С этим ответом, предотвращающим войну, Юнот уехал из Венеции в пасхальный понедельник, и в тот же день в Вероне с криками «Святой Марк!» и «Смерть французам!» ярость долго терпевшего народа с ужасной силой вырвалась наружу.
Французы бежали под защиту крепостных стен, но прежде несколько сотен их были убиты. В этих крепостях их осадили далматские отряды и вооруженные крестьяне, поднявшиеся на восстание, а граф Франческо Элшли был направлен в Венецию просить Сенат о разрыве отношений с Францией и высылке подкреплений в поддержку патриотов Вероны.
Но Светлейшая, не пошедшая на разрыв с Францией в тот момент, когда она могла успешно сделать это, была в ужасе от предложения порвать сейчас. Разлагающаяся из-за восстания, известного как Веронезская Пасха, она еще раз заявила о своем нейтралитете и своей дружбе с Францией, бросив тех, кто поднялся на борьбу из своей преданности Венеции, готовый к смерти, как к награде.
Тем временем Бонапарт направил Огнера в Верону и мир был восстановлен там в течение нескольких дней.
В резне Веронезской Пасхи содержался достаточный предлог, который был необходим французам для объявления войны. Но, словно этого было недостаточно, в самой Венеции в тот самый день, когда было подавлено восстание в Вероне, произошла военная стычка, героем которой стал Доменико Пиццамано.
В пасхальный понедельник Совет Десяти обнародовал декрет, соответствующий венецианскому нейтралитету, запрещающий заход в гавань любым иностранным кораблям.
На следующий день французский фрегат «Освободитель Италии» под командованием Жана Батиста Логера в сопровождении двух люггеров, взяв на борт в качестве лоцмана местного рыбака, пытался войти в порт Лидо.
Доменико Пиццамано, который командовал фортом Св. Андрее, разделял отчаяние и унижение, которые такие патриоты, как его отец, видели в неизбежном и позорном конце Самой Светлой Республики. Может быть, он приветствовал этот удобный случай, предоставивший шанс доказать, что в Венеции еще сохранились последние тлеющие угольки того великого огня, который в иные дни составлял ее славу; в любом случае, приказы Совета Десяти подтверждали его обязанности.
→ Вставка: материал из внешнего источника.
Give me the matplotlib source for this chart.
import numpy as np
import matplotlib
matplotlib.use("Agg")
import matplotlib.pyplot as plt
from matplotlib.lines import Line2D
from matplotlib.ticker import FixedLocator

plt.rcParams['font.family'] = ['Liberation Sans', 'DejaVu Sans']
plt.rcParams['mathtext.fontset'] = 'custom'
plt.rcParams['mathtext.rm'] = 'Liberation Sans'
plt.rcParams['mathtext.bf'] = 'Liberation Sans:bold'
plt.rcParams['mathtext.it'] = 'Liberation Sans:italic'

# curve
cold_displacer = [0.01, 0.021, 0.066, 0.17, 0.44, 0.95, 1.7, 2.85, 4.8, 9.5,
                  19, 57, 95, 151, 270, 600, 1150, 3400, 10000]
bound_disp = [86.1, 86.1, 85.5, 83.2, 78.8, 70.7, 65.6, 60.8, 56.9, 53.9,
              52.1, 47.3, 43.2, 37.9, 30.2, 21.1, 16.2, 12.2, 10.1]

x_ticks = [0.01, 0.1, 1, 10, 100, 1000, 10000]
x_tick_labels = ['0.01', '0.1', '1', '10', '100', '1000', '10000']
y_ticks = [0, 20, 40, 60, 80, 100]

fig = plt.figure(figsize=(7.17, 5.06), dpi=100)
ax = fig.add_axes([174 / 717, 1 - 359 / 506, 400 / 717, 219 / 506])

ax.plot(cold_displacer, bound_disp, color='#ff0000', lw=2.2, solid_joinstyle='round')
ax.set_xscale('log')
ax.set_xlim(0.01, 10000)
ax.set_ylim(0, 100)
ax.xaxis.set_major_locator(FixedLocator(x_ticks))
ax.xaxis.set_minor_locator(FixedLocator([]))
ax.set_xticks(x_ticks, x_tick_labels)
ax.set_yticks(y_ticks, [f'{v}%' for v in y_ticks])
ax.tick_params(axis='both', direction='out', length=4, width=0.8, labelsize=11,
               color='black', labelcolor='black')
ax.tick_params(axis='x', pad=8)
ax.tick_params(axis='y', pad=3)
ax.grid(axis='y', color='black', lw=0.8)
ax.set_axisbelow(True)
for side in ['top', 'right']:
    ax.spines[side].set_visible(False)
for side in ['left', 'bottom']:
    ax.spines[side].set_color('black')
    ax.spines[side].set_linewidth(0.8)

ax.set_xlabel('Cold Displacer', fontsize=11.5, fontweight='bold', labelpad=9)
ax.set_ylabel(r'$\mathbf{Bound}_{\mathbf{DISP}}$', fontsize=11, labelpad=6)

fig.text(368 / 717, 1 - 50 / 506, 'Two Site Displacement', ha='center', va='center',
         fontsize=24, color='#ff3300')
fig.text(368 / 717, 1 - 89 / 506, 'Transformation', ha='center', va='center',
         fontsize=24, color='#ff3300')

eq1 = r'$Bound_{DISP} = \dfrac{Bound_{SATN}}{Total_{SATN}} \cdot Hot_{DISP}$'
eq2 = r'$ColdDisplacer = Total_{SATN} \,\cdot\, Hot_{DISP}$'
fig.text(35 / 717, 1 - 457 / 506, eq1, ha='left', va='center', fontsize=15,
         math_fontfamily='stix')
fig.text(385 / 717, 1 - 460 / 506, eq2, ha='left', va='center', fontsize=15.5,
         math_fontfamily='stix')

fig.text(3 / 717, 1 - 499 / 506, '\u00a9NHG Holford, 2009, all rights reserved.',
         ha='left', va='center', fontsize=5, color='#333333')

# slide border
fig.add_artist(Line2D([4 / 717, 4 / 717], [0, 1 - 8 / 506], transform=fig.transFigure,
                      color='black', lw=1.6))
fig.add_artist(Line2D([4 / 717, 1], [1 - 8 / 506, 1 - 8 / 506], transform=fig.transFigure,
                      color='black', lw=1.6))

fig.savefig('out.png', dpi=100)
Когда ему доложили о появлении этих вражеских кораблей, он немедленно направился на укрепления, чтобы самому изучить обстановку.
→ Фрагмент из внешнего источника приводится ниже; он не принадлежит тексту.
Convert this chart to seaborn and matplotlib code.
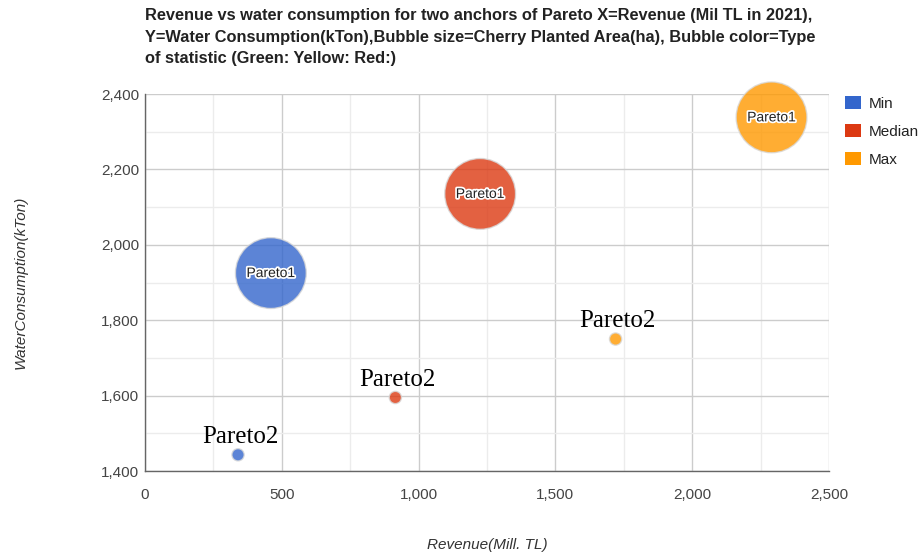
import matplotlib
matplotlib.use("Agg")
import matplotlib.pyplot as plt
import matplotlib.patheffects as pe
from matplotlib.patches import Patch
from matplotlib.ticker import MultipleLocator, FuncFormatter
import seaborn as sns
import pandas as pd

# Pareto anchor points
labels = ["Pareto1", "Pareto1", "Pareto1", "Pareto2", "Pareto2", "Pareto2"]
revenue = [460, 1225, 2290, 340, 915, 1720]          # Mill. TL (2021)
water = [1925, 2135, 2338, 1443, 1595, 1750]         # kTon
planted_area = [11000, 11000, 11000, 1500, 1500, 1500]  # ha
statistic = ["Min", "Median", "Max", "Min", "Median", "Max"]

stat_order = ["Min", "Median", "Max"]
stat_colors = {"Min": "#3366CC", "Median": "#DC3912", "Max": "#FF9900"}

df = pd.DataFrame({
    "label": labels,
    "revenue": revenue,
    "water": water,
    "area": planted_area,
    "stat": statistic,
})

sns.set_theme(style="white")
plt.rcParams["font.family"] = ["Liberation Sans", "DejaVu Sans"]

fig = plt.figure(figsize=(9.23, 5.6), dpi=100)
ax = fig.add_axes([145 / 923, 1 - 471 / 560, (829 - 145) / 923, (471 - 94) / 560])

sns.scatterplot(
    data=df, x="revenue", y="water", hue="stat", hue_order=stat_order,
    palette=stat_colors, size="area", sizes=(78, 2600),
    alpha=0.8, edgecolor="#d8d8d8", linewidth=1.0,
    legend=False, ax=ax, clip_on=False, zorder=3,
)

ax.set_xlim(0, 2500)
ax.set_ylim(1400, 2400)
ax.xaxis.set_major_locator(MultipleLocator(500))
ax.xaxis.set_minor_locator(MultipleLocator(250))
ax.yaxis.set_major_locator(MultipleLocator(200))
ax.yaxis.set_minor_locator(MultipleLocator(100))
fmt = FuncFormatter(lambda v, _: f"{int(v):,}")
ax.xaxis.set_major_formatter(fmt)
ax.yaxis.set_major_formatter(fmt)

ax.grid(True, which="major", color="#cccccc", linewidth=1.0, zorder=0)
ax.grid(True, which="minor", color="#ececec", linewidth=1.0, zorder=0)
ax.set_axisbelow(True)
for side in ["top", "right"]:
    ax.spines[side].set_visible(False)
for side in ["left", "bottom"]:
    ax.spines[side].set_color("#666666")
    ax.spines[side].set_linewidth(1.0)
    ax.spines[side].set_zorder(2)

ax.tick_params(axis="both", which="both", length=0, labelsize=11, labelcolor="#444444")
ax.tick_params(axis="x", pad=12)
ax.tick_params(axis="y", pad=4)

ax.set_xlabel("Revenue(Mill. TL)", fontsize=11, fontstyle="italic", color="#333333", labelpad=26)
ax.set_ylabel("WaterConsumption(kTon)", fontsize=11, fontstyle="italic", color="#333333", labelpad=53)

# Bubble labels
for _, row in df.iterrows():
    if row["label"] == "Pareto1":
        ax.text(row["revenue"], row["water"], row["label"], ha="center", va="center",
                fontsize=10, color="#222222", zorder=5,
                path_effects=[pe.withStroke(linewidth=2.5, foreground="white")])
    else:
        ax.annotate(row["label"], (row["revenue"], row["water"]),
                    xytext=(1.5, 8.5), textcoords="offset points",
                    ha="center", va="baseline", fontsize=18,
                    family="Liberation Serif", color="black", zorder=5)

handles = [Patch(facecolor=stat_colors[s], edgecolor="none", label=s) for s in stat_order]
leg = ax.legend(handles=handles, loc="upper left", bbox_to_anchor=(1.015, 1.012),
                frameon=False, fontsize=11, handlelength=1.0, handleheight=1.0,
                handletextpad=0.5, labelspacing=0.85, borderaxespad=0)
for t in leg.get_texts():
    t.set_color("#222222")

fig.text(145 / 923, 1 - 8 / 560,
         "Revenue vs water consumption for two anchors of Pareto X=Revenue (Mil TL in 2021),\n"
         "Y=Water Consumption(kTon),Bubble size=Cherry Planted Area(ha), Bubble color=Type\n"
         "of statistic (Green: Yellow: Red:)",
         ha="left", va="top", fontsize=11.8, fontweight="bold", color="#222222",
         linespacing=1.55)

fig.savefig("out.png", dpi=100)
Корабли не выбрасывали флагов, но они определенно были не венецианскими, и как бы ни обстояло дело с двумя кораблями сопровождения, «Освободитель» был серьезно вооружен.
Доменико моментально принял решение. Он приказал выпустить два снаряда в качестве предупреждения, преграждая путь кораблям.
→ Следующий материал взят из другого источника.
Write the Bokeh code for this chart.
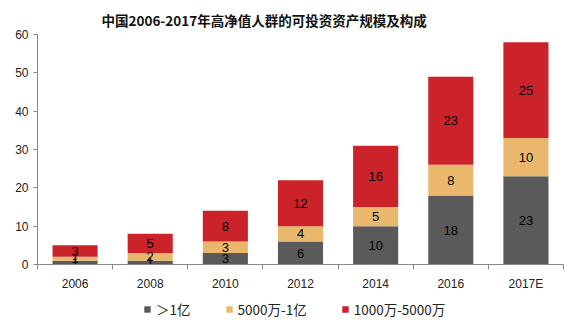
from bokeh.plotting import figure
from bokeh.layouts import column
from bokeh.models import ColumnDataSource, FixedTicker, Legend, LegendItem, Range1d
from bokeh.core.properties import value
from bokeh.embed import file_html
from bokeh.resources import INLINE

years = ["2006", "2008", "2010", "2012", "2014", "2016", "2017E"]
over_1yi = [1, 1, 3, 6, 10, 18, 23]
mid_5000w = [1, 2, 3, 4, 5, 8, 10]
low_1000w = [3, 5, 8, 12, 16, 23, 25]
series_names = ["＞1亿", "5000万-1亿", "1000万-5000万"]
colors = ["#5a5a5a", "#eab86c", "#cc2229"]
y_ticks = [0, 10, 20, 30, 40, 50, 60]

xs = list(range(len(years)))
src = ColumnDataSource(dict(x=xs, a=over_1yi, b=mid_5000w, c=low_1000w))

p = figure(width=571, height=296, output_backend="svg", toolbar_location=None,
           x_range=Range1d(-0.5, len(years) - 0.5), y_range=Range1d(0, 60),
           title="中国2006-2017年高净值人群的可投资资产规模及构成",
           min_border_left=37, min_border_right=8, min_border_top=34, min_border_bottom=32)
p.title.align = "left"
p.title.offset = 64
p.title.standoff = 6
p.title.vertical_align = "top"
p.title.text_font = "Noto Sans CJK SC"
p.title.text_font_size = "13.5px"
p.title.text_font_style = "bold"
p.title.text_color = "#111111"
p.outline_line_color = None
p.grid.visible = False

renderers = p.vbar_stack(["a", "b", "c"], x="x", width=0.6, color=colors, source=src, line_color=None)

# labels
vals = [over_1yi, mid_5000w, low_1000w]
lx, ly, lt = [], [], []
for i in range(len(years)):
    base = 0
    for s in vals:
        lx.append(xs[i]); ly.append(base + s[i] / 2); lt.append(str(s[i]))
        base += s[i]
p.text(x=lx, y=ly, text=lt, text_align="center", text_baseline="middle",
       text_font=value("Liberation Sans"), text_font_size="13px", text_color="#000000")

# axes
p.yaxis.ticker = FixedTicker(ticks=y_ticks)
p.yaxis.major_tick_in = 0
p.yaxis.major_tick_out = 4
p.yaxis.minor_tick_line_color = None
p.yaxis.axis_line_color = "#888888"
p.yaxis.major_tick_line_color = "#888888"
p.yaxis.major_label_text_font = "Liberation Sans"
p.yaxis.major_label_text_font_size = "12px"
p.yaxis.major_label_text_color = "#222222"

p.xaxis.ticker = FixedTicker(ticks=xs, minor_ticks=[x - 0.5 for x in xs] + [xs[-1] + 0.5])
p.xaxis.major_label_overrides = {x: y for x, y in zip(xs, years)}
p.xaxis.major_tick_line_color = None
p.xaxis.minor_tick_in = 0
p.xaxis.minor_tick_out = 5
p.xaxis.minor_tick_line_color = "#888888"
p.xaxis.axis_line_color = "#888888"
p.xaxis.major_label_text_font = "Liberation Sans"
p.xaxis.major_label_text_font_size = "12px"
p.xaxis.major_label_text_color = "#222222"
p.xaxis.major_label_standoff = 6

# legend strip
q = figure(width=571, height=30, output_backend="svg", toolbar_location=None,
           x_range=Range1d(0, 1), y_range=Range1d(0, 1),
           min_border=0, outline_line_color=None)
q.axis.visible = False
q.grid.visible = False
items = []
for n, c in zip(series_names, colors):
    r = q.vbar(x=[0.5], top=[0], bottom=[0], width=0.1, color=c, line_color=None)
    items.append(LegendItem(label=n, renderers=[r]))
legend = Legend(items=items, orientation="horizontal", location=(106, 7),
                label_text_font="Noto Sans CJK SC", label_text_font_size="13.5px",
                label_text_color="#222222",
                glyph_width=8, glyph_height=8, spacing=34, label_standoff=5,
                border_line_color=None, background_fill_alpha=0, padding=0, margin=0)
q.add_layout(legend, "center")

open("out.html", "w").write(file_html(column(p, q, spacing=0), INLINE))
Для люггеров этого было достаточно. Без дальнейших раздумий они развернулись и удалились от берега. Однако капитан Логер неуклонно следовал своим курсом, выкинув французский трехцветный флаг.
Теперь Доменико благодарил бога, что ему, как и тем мученикам в Вероне, выпала возможность нанести удар за венецианскую честь, невзирая на последствия. Он открыл огонь всерьез. «Освободитель» отвечал, пока, пораженный ядром в наиболее уязвимое место, он не выбросился на мель, чтобы не утонуть.
Доменико отправился с двумя вооруженными баркасами, чтобы овладеть кораблем, в сопровождении галлиота под командованием капитана Висковича с ротой словенских солдат.
Они взяли французский корабль на абордаж и после короткой горячей схватки, в которой Логер был убит, овладели им к наступлению ночи.
Среди документов, которыми он овладел, Доменико обнаружил обильные свидетельства связи между Логером и французскими резидентами в Венеции. Эти документы он передал Совету Десяти, чтобы против шпионов были предприняты необходимые действия. Но на следующее утро по строжайшему приказу Лальманта все агенты собрались у посла.
На следующий после этого день Доменико получил приказ предстать перед Советом Десяти. Его встретили с энтузиазмом, официально поблагодарили и пожелали с таким же усердием исполнять свои обязанности и впредь. Людям, участвовавшим в этом деле, Совет учредил доплату сверх месячной выплаты.
В глазах самого Доменико не было великим подвигом то, что он сделал. Но в глазах венецианцев, разгневанных на французскую наглость, он оказался героем дня, что очень печалило его. Это лишь показало ему, как далека Венеция от того, чтобы хотя бы надеяться услышать рев льва Св. Марка, который некогда был столь сильным и столь гордым.